Last year, the FCC and the Federal Trade Commission set up a joint task force to look at ways to coordinate enforcement of online and mobile data privacy, focusing on online and mobile behavioral tracking. According to the FCC’s The Changing Media Landscape in the Broadband Age, the FCC now wants to emphasize that it recognizes that “advertising is, and always will be a crucial part of media business models.” The report also states that the FCC believes that any government plans to clamp down on locally-targeted advertising, such as plans to tax advertising to fund public media, would make it “harder for commercial and nonprofit media entities to create sustainable business models.”
Citing a “crisis” of a lack of high quality, professional local content, the FCC stated that “gaps created by the contraction of newspapers have — so far — not been fully filled by other media.” To do so, a healthy advertising industry would be essential for the support of content producers seeking to reach audiences at the local and hyperlocal levels, the FCC said.
“Ad targeting, since it commands higher prices, offers one possible way for local content creators to build sustainable business models that can help finance local journalism,” read the report. “When considering privacy rules, policymakers should therefore also consider the positive benefits of ad targeting for local news and journalism operations”.

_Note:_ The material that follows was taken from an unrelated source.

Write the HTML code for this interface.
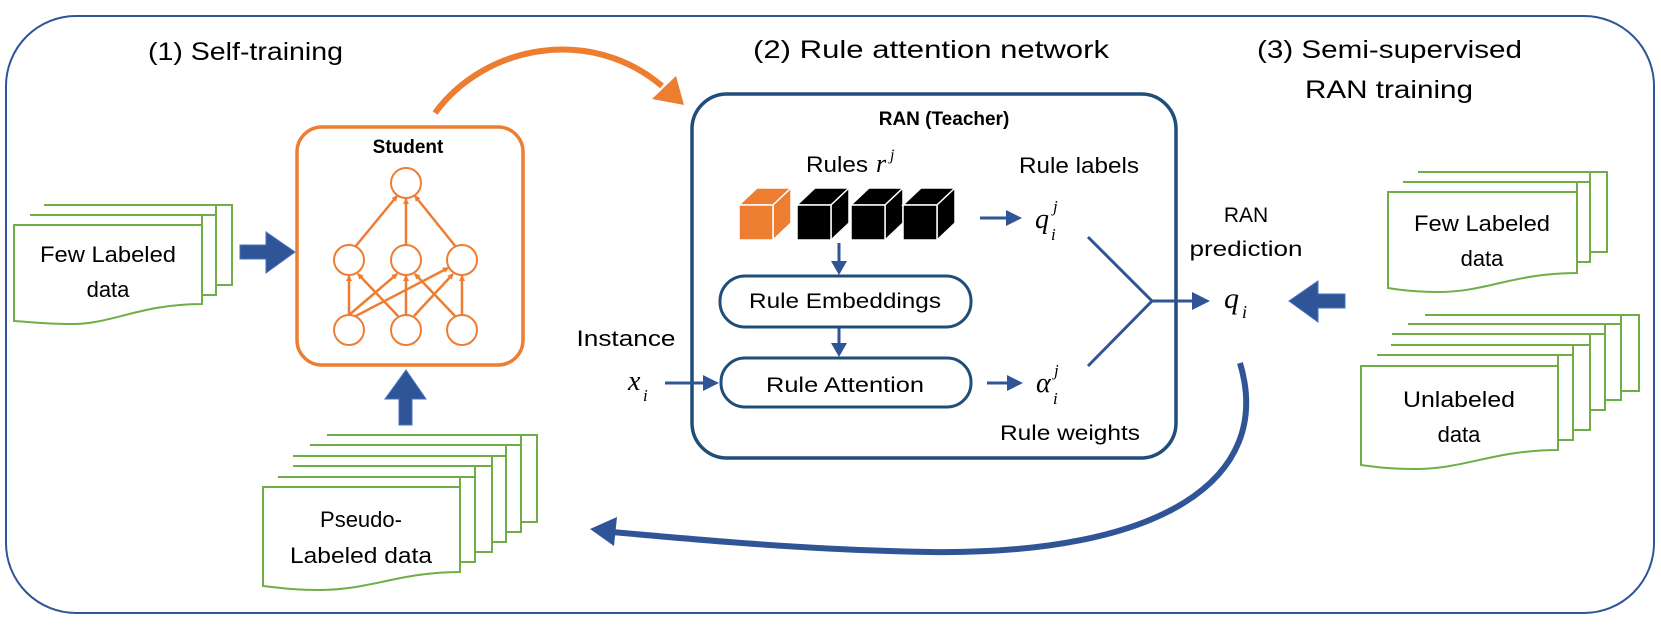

The report, which concluded that there must be a balance between privacy concerns and the fostering of advertising and media innovation, may be a sign that the FCC believes that globally government-led anti-targeting polics — such as the EU directives and even the unpopular anti-tracking browser-plug ins have failed.
“The media landscape is evolving so rapidly that heavy-handed regulatory intervention dictating media company behavior could backfire, distorting markets in unhelpful ways,” according to the report.